The Hindi ASR module was designed using Facebook’s Wav2Vec 2.0 model. Submissions were also made to the ‘GRAM VAANI ASR Challenge 2022’ in the ‘Open’ and ‘self-supervised’ categories. For the open challenge, we have used a pre-trained model by Vakyansh named ‘CLSRIL-23’ and further fine-tuned using 100hrs telephonic labeled data. For the self-supervised challenge, we initially designed a pre-trained model using 1000hrs telephonic unlabeled data and then finetuned using 100hrs telephonic labeled data.
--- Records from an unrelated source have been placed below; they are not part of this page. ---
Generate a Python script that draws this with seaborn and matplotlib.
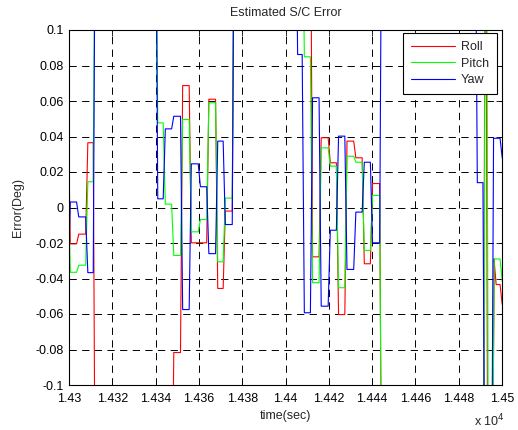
import numpy as np
import pandas as pd
import matplotlib
matplotlib.use("Agg")
import matplotlib.pyplot as plt
import seaborn as sns

# ---- data (time in units of 1e4 s, error in deg) ----
# each series: start value, then change times and the new level after each change
# (values of +/-0.2 stand for excursions beyond the plotted range)
roll_start = 0.055
roll_t = [1.42996, 1.43035, 1.43077, 1.43112, 1.43474, 1.43515, 1.43555, 1.43636,
          1.43677, 1.43712, 1.43754, 1.44115, 1.44155, 1.44197, 1.44235, 1.44274,
          1.44315, 1.44354, 1.44392, 1.44435, 1.44913, 1.44925, 1.44954, 1.44963,
          1.44991]
roll_v = [-0.0205, -0.0150, 0.0365, -0.2, -0.0817, 0.0687, -0.0199, 0.0610,
          -0.0456, -0.0020, 0.2, -0.0278, 0.0393, 0.0252, -0.0603, 0.0374,
          0.0280, -0.0317, 0.0135, -0.2, 0.2, -0.2, -0.0290, -0.0434,
          -0.0546]

pitch_start = 0.016
pitch_t = [1.42996, 1.43035, 1.43077, 1.43112, 1.43400, 1.43435, 1.43474, 1.43515,
           1.43555, 1.43597, 1.43636, 1.43677, 1.43712, 1.43754, 1.44077, 1.44115,
           1.44155, 1.44197, 1.44235, 1.44274, 1.44315, 1.44354, 1.44392, 1.44435,
           1.44914, 1.44928, 1.44954, 1.44991]
pitch_v = [-0.0365, -0.0325, 0.0145, 0.2, 0.0477, 0.0019, -0.0270, 0.0496,
           -0.0137, -0.0068, 0.0590, -0.0306, 0.0053, 0.2, 0.0849, -0.0424,
           0.0336, 0.0233, -0.0452, 0.0289, 0.0255, -0.0242, 0.0068, -0.2,
           0.2, -0.2, -0.0290, -0.0415]

yaw_start = -0.038
yaw_t = [1.42996, 1.43035, 1.43077, 1.43112, 1.43400, 1.43435, 1.43474, 1.43515,
         1.43555, 1.43597, 1.43636, 1.43677, 1.43712, 1.43754, 1.44046, 1.44077,
         1.44115, 1.44155, 1.44197, 1.44235, 1.44274, 1.44315, 1.44354, 1.44392,
         1.44435, 1.44876, 1.44912, 1.44951, 1.44991]
yaw_v = [0.0031, -0.0053, -0.0367, 0.2, 0.0049, 0.0443, 0.0514, -0.0575,
         0.0246, 0.0117, -0.0260, 0.0374, -0.0096, 0.2, 0.0862, -0.0593,
         0.0618, -0.0556, -0.0128, 0.0402, -0.0349, -0.0026, 0.0255, -0.0199,
         0.2, 0.0140, -0.2, 0.0390, 0.0280]

series_names = ["Roll", "Pitch", "Yaw"]
series_colors = ["#ff0000", "#00ff00", "#0000ff"]

x_ticks = [1.43, 1.432, 1.434, 1.436, 1.438, 1.44, 1.442, 1.444, 1.446, 1.448, 1.45]
x_ticklabels = ["1.43", "1.432", "1.434", "1.436", "1.438", "1.44", "1.442",
                "1.444", "1.446", "1.448", "1.45"]
y_ticks = [-0.1, -0.08, -0.06, -0.04, -0.02, 0, 0.02, 0.04, 0.06, 0.08, 0.1]
y_ticklabels = ["-0.1", "-0.08", "-0.06", "-0.04", "-0.02", "0", "0.02", "0.04",
                "0.06", "0.08", "0.1"]

RAMP = 0.0001  # sample interval of the logged signal


def held_path(start, times, levels, t0=1.43, t_end=1.4502):
    xs, ys = [t0], [start]
    prev = start
    for t, v in zip(times, levels):
        xs += [t, t + RAMP]
        ys += [prev, v]
        prev = v
    xs.append(t_end)
    ys.append(prev)
    return xs, ys


frames = []
for name, (s, ts, vs) in zip(series_names, [(roll_start, roll_t, roll_v),
                                            (pitch_start, pitch_t, pitch_v),
                                            (yaw_start, yaw_t, yaw_v)]):
    xs, ys = held_path(s, ts, vs)
    frames.append(pd.DataFrame({"time": xs, "err": ys, "series": name}))
df = pd.concat(frames, ignore_index=True)

# ---- figure ----
sns.set_style("white")
plt.rcParams["font.family"] = ["Liberation Sans", "DejaVu Sans"]
plt.rcParams["font.size"] = 9

fig = plt.figure(figsize=(5.18, 4.30), dpi=100)
ax = fig.add_axes([69 / 518, 1 - 385 / 430, (502 - 69) / 518, (385 - 30) / 430])

for name, col in zip(series_names, series_colors):
    sub = df[df["series"] == name]
    sns.lineplot(data=sub, x="time", y="err", ax=ax, color=col, linewidth=0.8,
                 sort=False, estimator=None, label=name)

ax.set_xlim(1.43, 1.45)
ax.set_ylim(-0.1, 0.1)
ax.set_xticks(x_ticks)
ax.set_xticklabels(x_ticklabels)
ax.set_yticks(y_ticks)
ax.set_yticklabels(y_ticklabels)
ax.tick_params(direction="in", length=4, width=0.6, top=True, right=True,
               labelsize=9, colors="black")
ax.tick_params(axis="x", pad=6)
ax.tick_params(axis="y", pad=4)
ax.grid(True, color="black", linestyle=(0, (7.5, 5.5)), linewidth=0.7)
for sp in ax.spines.values():
    sp.set_color("black")
    sp.set_linewidth(0.8)
    sp.set_visible(True)

ax.set_xlabel("time(sec)", fontsize=9, labelpad=3)
ax.set_ylabel("Error(Deg)", fontsize=9, labelpad=8)
ax.set_title("Estimated S/C Error", fontsize=9, pad=10)

leg = ax.legend(loc="upper right", bbox_to_anchor=(497 / 518, 1 - 33 / 430),
                bbox_transform=fig.transFigure, borderaxespad=0,
                frameon=True, fancybox=False, fontsize=9,
                handlelength=3.5, borderpad=0.65, labelspacing=0.36,
                handletextpad=0.45)
leg.get_frame().set_edgecolor("black")
leg.get_frame().set_linewidth(0.8)
leg.get_frame().set_alpha(1)

fig.text(474 / 518, 1 - 421 / 430, r"x 10$^{4}$", fontsize=9, va="center", ha="left")

fig.savefig("out.png", dpi=100, facecolor="white")
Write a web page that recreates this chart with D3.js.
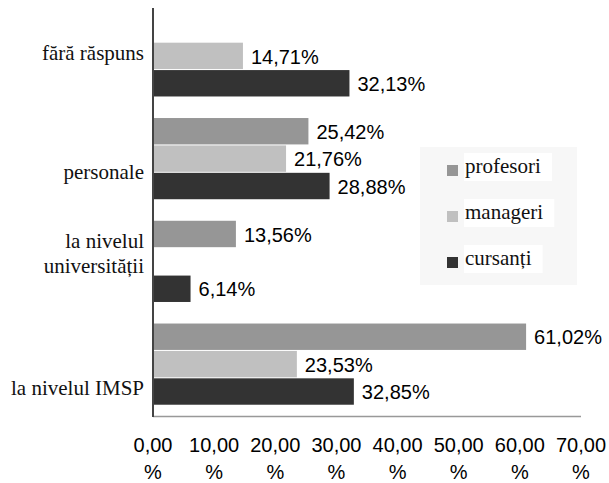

A language model, KenLM was used in the decoding step to improve the model’s accuracy.
The Hindi TTS model was developed using Tacotron2 and Parallel WaveGAN models. TTS synthesizer mainly contains two modules, one being 'Spectrogram Prediction Network' and 'Vocoder'. Tacotron2 is an AI-powered end-to-end speech synthesis model developed by Google. It takes processed characters as input and has the ability to convert them to a speech waveform. In our project, we have used the Tacotron2 model to just create the acoustic features for us. The acoustic and spectral features are then fed to a vocoder named ‘Parallel WaveGAN’ where we get speech as the output. Both the models are trained on 21.46hrs IIT Madras Hindi dataset (female voice).